(Source code of charts)
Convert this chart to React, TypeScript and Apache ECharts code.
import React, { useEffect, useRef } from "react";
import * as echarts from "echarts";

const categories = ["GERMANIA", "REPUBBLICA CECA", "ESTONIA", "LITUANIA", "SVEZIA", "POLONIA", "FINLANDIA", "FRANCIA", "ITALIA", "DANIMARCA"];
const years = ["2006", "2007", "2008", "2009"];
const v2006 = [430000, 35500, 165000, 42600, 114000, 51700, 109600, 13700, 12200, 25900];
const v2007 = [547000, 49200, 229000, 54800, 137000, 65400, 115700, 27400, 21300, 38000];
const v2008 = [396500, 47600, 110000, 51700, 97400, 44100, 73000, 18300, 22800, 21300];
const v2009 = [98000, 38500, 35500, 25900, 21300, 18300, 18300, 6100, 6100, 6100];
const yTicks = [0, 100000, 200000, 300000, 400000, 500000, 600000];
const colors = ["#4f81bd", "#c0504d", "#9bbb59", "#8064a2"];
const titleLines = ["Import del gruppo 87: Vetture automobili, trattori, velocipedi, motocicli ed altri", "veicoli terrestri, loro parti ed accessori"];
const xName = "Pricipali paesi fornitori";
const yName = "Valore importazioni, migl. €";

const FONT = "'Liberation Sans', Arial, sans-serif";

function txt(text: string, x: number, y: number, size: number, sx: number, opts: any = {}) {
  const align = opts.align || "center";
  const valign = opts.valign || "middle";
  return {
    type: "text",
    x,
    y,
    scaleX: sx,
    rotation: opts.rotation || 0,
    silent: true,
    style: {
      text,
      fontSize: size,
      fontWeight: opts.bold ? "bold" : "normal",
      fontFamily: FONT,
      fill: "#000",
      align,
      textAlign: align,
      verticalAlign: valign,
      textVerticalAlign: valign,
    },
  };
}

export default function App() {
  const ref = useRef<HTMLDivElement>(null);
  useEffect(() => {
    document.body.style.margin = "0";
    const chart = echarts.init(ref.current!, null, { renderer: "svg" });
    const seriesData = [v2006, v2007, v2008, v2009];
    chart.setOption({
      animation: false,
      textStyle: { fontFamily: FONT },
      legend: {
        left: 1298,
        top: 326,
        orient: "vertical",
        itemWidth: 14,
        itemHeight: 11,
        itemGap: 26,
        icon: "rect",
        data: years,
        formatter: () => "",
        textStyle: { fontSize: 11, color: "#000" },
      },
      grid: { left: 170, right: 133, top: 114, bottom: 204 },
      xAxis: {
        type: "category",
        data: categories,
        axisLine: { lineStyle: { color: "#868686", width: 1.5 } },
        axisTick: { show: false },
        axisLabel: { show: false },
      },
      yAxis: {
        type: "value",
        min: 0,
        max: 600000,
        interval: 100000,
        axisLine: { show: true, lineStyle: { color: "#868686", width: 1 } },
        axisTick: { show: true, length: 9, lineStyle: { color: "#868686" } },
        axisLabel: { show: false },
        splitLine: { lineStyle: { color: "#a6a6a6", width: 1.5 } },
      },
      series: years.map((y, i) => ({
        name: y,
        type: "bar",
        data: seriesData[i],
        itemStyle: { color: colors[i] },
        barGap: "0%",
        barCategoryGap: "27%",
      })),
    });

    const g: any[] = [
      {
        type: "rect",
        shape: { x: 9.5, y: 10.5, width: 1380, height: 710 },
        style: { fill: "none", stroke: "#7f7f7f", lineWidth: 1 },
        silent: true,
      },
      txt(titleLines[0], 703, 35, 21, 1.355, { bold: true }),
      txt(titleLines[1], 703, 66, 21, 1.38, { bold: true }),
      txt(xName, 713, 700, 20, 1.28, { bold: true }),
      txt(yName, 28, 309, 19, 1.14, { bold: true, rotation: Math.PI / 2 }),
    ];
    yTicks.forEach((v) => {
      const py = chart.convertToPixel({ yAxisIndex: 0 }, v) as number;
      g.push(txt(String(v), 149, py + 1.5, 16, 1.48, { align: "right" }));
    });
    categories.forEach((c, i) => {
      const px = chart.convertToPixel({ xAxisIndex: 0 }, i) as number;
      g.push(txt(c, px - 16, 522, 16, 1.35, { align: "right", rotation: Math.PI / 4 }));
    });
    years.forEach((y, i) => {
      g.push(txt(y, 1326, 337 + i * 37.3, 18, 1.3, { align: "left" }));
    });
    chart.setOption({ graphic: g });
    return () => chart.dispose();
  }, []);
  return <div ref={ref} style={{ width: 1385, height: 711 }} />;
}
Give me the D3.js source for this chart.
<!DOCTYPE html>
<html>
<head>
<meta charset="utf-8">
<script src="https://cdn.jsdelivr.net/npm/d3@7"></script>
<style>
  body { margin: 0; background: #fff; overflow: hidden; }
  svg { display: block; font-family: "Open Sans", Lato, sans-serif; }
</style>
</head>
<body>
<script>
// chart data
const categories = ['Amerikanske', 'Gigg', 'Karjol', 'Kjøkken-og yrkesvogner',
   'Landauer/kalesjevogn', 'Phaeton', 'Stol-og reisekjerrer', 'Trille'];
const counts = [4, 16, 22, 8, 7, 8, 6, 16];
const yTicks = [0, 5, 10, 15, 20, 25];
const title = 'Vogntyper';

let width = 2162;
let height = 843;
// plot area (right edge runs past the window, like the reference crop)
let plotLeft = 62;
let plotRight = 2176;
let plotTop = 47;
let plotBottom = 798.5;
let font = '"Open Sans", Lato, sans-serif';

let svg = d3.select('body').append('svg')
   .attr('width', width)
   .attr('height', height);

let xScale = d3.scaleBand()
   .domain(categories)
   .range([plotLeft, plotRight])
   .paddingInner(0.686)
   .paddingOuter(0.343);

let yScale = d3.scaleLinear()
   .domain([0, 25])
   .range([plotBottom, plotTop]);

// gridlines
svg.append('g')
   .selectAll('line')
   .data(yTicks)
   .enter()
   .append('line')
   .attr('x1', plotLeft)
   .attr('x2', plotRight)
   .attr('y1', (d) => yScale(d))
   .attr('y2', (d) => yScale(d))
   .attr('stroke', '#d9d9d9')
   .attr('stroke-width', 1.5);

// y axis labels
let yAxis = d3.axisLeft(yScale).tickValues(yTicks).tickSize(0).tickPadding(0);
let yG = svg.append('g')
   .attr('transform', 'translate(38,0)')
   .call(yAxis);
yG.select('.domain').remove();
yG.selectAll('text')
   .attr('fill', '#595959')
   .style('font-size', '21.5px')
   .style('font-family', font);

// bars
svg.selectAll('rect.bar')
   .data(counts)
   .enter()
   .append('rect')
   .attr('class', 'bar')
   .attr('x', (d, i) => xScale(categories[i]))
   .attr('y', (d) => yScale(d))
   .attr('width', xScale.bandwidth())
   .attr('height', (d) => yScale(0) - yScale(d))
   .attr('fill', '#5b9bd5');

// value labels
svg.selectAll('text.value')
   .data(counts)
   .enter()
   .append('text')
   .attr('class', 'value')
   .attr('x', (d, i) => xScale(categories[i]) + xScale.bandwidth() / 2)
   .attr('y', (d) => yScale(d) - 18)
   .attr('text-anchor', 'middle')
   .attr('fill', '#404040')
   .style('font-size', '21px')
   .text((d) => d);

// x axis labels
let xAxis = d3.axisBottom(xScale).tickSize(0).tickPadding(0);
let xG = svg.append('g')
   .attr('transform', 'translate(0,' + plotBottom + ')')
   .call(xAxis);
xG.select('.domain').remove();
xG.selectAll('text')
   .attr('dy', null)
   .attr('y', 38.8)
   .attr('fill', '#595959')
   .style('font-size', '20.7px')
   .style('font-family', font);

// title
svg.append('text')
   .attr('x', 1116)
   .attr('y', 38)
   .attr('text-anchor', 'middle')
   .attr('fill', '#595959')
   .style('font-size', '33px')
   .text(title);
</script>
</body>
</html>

• [Task requirements]: Print every entry exactly as it appears.

• [Result]:
Convert this chart to React, TypeScript and Apache ECharts code.
import React, { useEffect, useRef } from "react";
import * as echarts from "echarts";

const categories = ["GERMANIA", "REPUBBLICA CECA", "ESTONIA", "LITUANIA", "SVEZIA", "POLONIA", "FINLANDIA", "FRANCIA", "ITALIA", "DANIMARCA"];
const years = ["2006", "2007", "2008", "2009"];
const v2006 = [430000, 35500, 165000, 42600, 114000, 51700, 109600, 13700, 12200, 25900];
const v2007 = [547000, 49200, 229000, 54800, 137000, 65400, 115700, 27400, 21300, 38000];
const v2008 = [396500, 47600, 110000, 51700, 97400, 44100, 73000, 18300, 22800, 21300];
const v2009 = [98000, 38500, 35500, 25900, 21300, 18300, 18300, 6100, 6100, 6100];
const yTicks = [0, 100000, 200000, 300000, 400000, 500000, 600000];
const colors = ["#4f81bd", "#c0504d", "#9bbb59", "#8064a2"];
const titleLines = ["Import del gruppo 87: Vetture automobili, trattori, velocipedi, motocicli ed altri", "veicoli terrestri, loro parti ed accessori"];
const xName = "Pricipali paesi fornitori";
const yName = "Valore importazioni, migl. €";

const FONT = "'Liberation Sans', Arial, sans-serif";

function txt(text: string, x: number, y: number, size: number, sx: number, opts: any = {}) {
  const align = opts.align || "center";
  const valign = opts.valign || "middle";
  return {
    type: "text",
    x,
    y,
    scaleX: sx,
    rotation: opts.rotation || 0,
    silent: true,
    style: {
      text,
      fontSize: size,
      fontWeight: opts.bold ? "bold" : "normal",
      fontFamily: FONT,
      fill: "#000",
      align,
      textAlign: align,
      verticalAlign: valign,
      textVerticalAlign: valign,
    },
  };
}

export default function App() {
  const ref = useRef<HTMLDivElement>(null);
  useEffect(() => {
    document.body.style.margin = "0";
    const chart = echarts.init(ref.current!, null, { renderer: "svg" });
    const seriesData = [v2006, v2007, v2008, v2009];
    chart.setOption({
      animation: false,
      textStyle: { fontFamily: FONT },
      legend: {
        left: 1298,
        top: 326,
        orient: "vertical",
        itemWidth: 14,
        itemHeight: 11,
        itemGap: 26,
        icon: "rect",
        data: years,
        formatter: () => "",
        textStyle: { fontSize: 11, color: "#000" },
      },
      grid: { left: 170, right: 133, top: 114, bottom: 204 },
      xAxis: {
        type: "category",
        data: categories,
        axisLine: { lineStyle: { color: "#868686", width: 1.5 } },
        axisTick: { show: false },
        axisLabel: { show: false },
      },
      yAxis: {
        type: "value",
        min: 0,
        max: 600000,
        interval: 100000,
        axisLine: { show: true, lineStyle: { color: "#868686", width: 1 } },
        axisTick: { show: true, length: 9, lineStyle: { color: "#868686" } },
        axisLabel: { show: false },
        splitLine: { lineStyle: { color: "#a6a6a6", width: 1.5 } },
      },
      series: years.map((y, i) => ({
        name: y,
        type: "bar",
        data: seriesData[i],
        itemStyle: { color: colors[i] },
        barGap: "0%",
        barCategoryGap: "27%",
      })),
    });

    const g: any[] = [
      {
        type: "rect",
        shape: { x: 9.5, y: 10.5, width: 1380, height: 710 },
        style: { fill: "none", stroke: "#7f7f7f", lineWidth: 1 },
        silent: true,
      },
      txt(titleLines[0], 703, 35, 21, 1.355, { bold: true }),
      txt(titleLines[1], 703, 66, 21, 1.38, { bold: true }),
      txt(xName, 713, 700, 20, 1.28, { bold: true }),
      txt(yName, 28, 309, 19, 1.14, { bold: true, rotation: Math.PI / 2 }),
    ];
    yTicks.forEach((v) => {
      const py = chart.convertToPixel({ yAxisIndex: 0 }, v) as number;
      g.push(txt(String(v), 149, py + 1.5, 16, 1.48, { align: "right" }));
    });
    categories.forEach((c, i) => {
      const px = chart.convertToPixel({ xAxisIndex: 0 }, i) as number;
      g.push(txt(c, px - 16, 522, 16, 1.35, { align: "right", rotation: Math.PI / 4 }));
    });
    years.forEach((y, i) => {
      g.push(txt(y, 1326, 337 + i * 37.3, 18, 1.3, { align: "left" }));
    });
    chart.setOption({ graphic: g });
    return () => chart.dispose();
  }, []);
  return <div ref={ref} style={{ width: 1385, height: 711 }} />;
}
Give me the D3.js source for this chart.
<!DOCTYPE html>
<html>
<head>
<meta charset="utf-8">
<script src="https://cdn.jsdelivr.net/npm/d3@7"></script>
<style>
  body { margin: 0; background: #fff; overflow: hidden; }
  svg { display: block; font-family: "Open Sans", Lato, sans-serif; }
</style>
</head>
<body>
<script>
// chart data
const categories = ['Amerikanske', 'Gigg', 'Karjol', 'Kjøkken-og yrkesvogner',
   'Landauer/kalesjevogn', 'Phaeton', 'Stol-og reisekjerrer', 'Trille'];
const counts = [4, 16, 22, 8, 7, 8, 6, 16];
const yTicks = [0, 5, 10, 15, 20, 25];
const title = 'Vogntyper';

let width = 2162;
let height = 843;
// plot area (right edge runs past the window, like the reference crop)
let plotLeft = 62;
let plotRight = 2176;
let plotTop = 47;
let plotBottom = 798.5;
let font = '"Open Sans", Lato, sans-serif';

let svg = d3.select('body').append('svg')
   .attr('width', width)
   .attr('height', height);

let xScale = d3.scaleBand()
   .domain(categories)
   .range([plotLeft, plotRight])
   .paddingInner(0.686)
   .paddingOuter(0.343);

let yScale = d3.scaleLinear()
   .domain([0, 25])
   .range([plotBottom, plotTop]);

// gridlines
svg.append('g')
   .selectAll('line')
   .data(yTicks)
   .enter()
   .append('line')
   .attr('x1', plotLeft)
   .attr('x2', plotRight)
   .attr('y1', (d) => yScale(d))
   .attr('y2', (d) => yScale(d))
   .attr('stroke', '#d9d9d9')
   .attr('stroke-width', 1.5);

// y axis labels
let yAxis = d3.axisLeft(yScale).tickValues(yTicks).tickSize(0).tickPadding(0);
let yG = svg.append('g')
   .attr('transform', 'translate(38,0)')
   .call(yAxis);
yG.select('.domain').remove();
yG.selectAll('text')
   .attr('fill', '#595959')
   .style('font-size', '21.5px')
   .style('font-family', font);

// bars
svg.selectAll('rect.bar')
   .data(counts)
   .enter()
   .append('rect')
   .attr('class', 'bar')
   .attr('x', (d, i) => xScale(categories[i]))
   .attr('y', (d) => yScale(d))
   .attr('width', xScale.bandwidth())
   .attr('height', (d) => yScale(0) - yScale(d))
   .attr('fill', '#5b9bd5');

// value labels
svg.selectAll('text.value')
   .data(counts)
   .enter()
   .append('text')
   .attr('class', 'value')
   .attr('x', (d, i) => xScale(categories[i]) + xScale.bandwidth() / 2)
   .attr('y', (d) => yScale(d) - 18)
   .attr('text-anchor', 'middle')
   .attr('fill', '#404040')
   .style('font-size', '21px')
   .text((d) => d);

// x axis labels
let xAxis = d3.axisBottom(xScale).tickSize(0).tickPadding(0);
let xG = svg.append('g')
   .attr('transform', 'translate(0,' + plotBottom + ')')
   .call(xAxis);
xG.select('.domain').remove();
xG.selectAll('text')
   .attr('dy', null)
   .attr('y', 38.8)
   .attr('fill', '#595959')
   .style('font-size', '20.7px')
   .style('font-family', font);

// title
svg.append('text')
   .attr('x', 1116)
   .attr('y', 38)
   .attr('text-anchor', 'middle')
   .attr('fill', '#595959')
   .style('font-size', '33px')
   .text(title);
</script>
</body>
</html>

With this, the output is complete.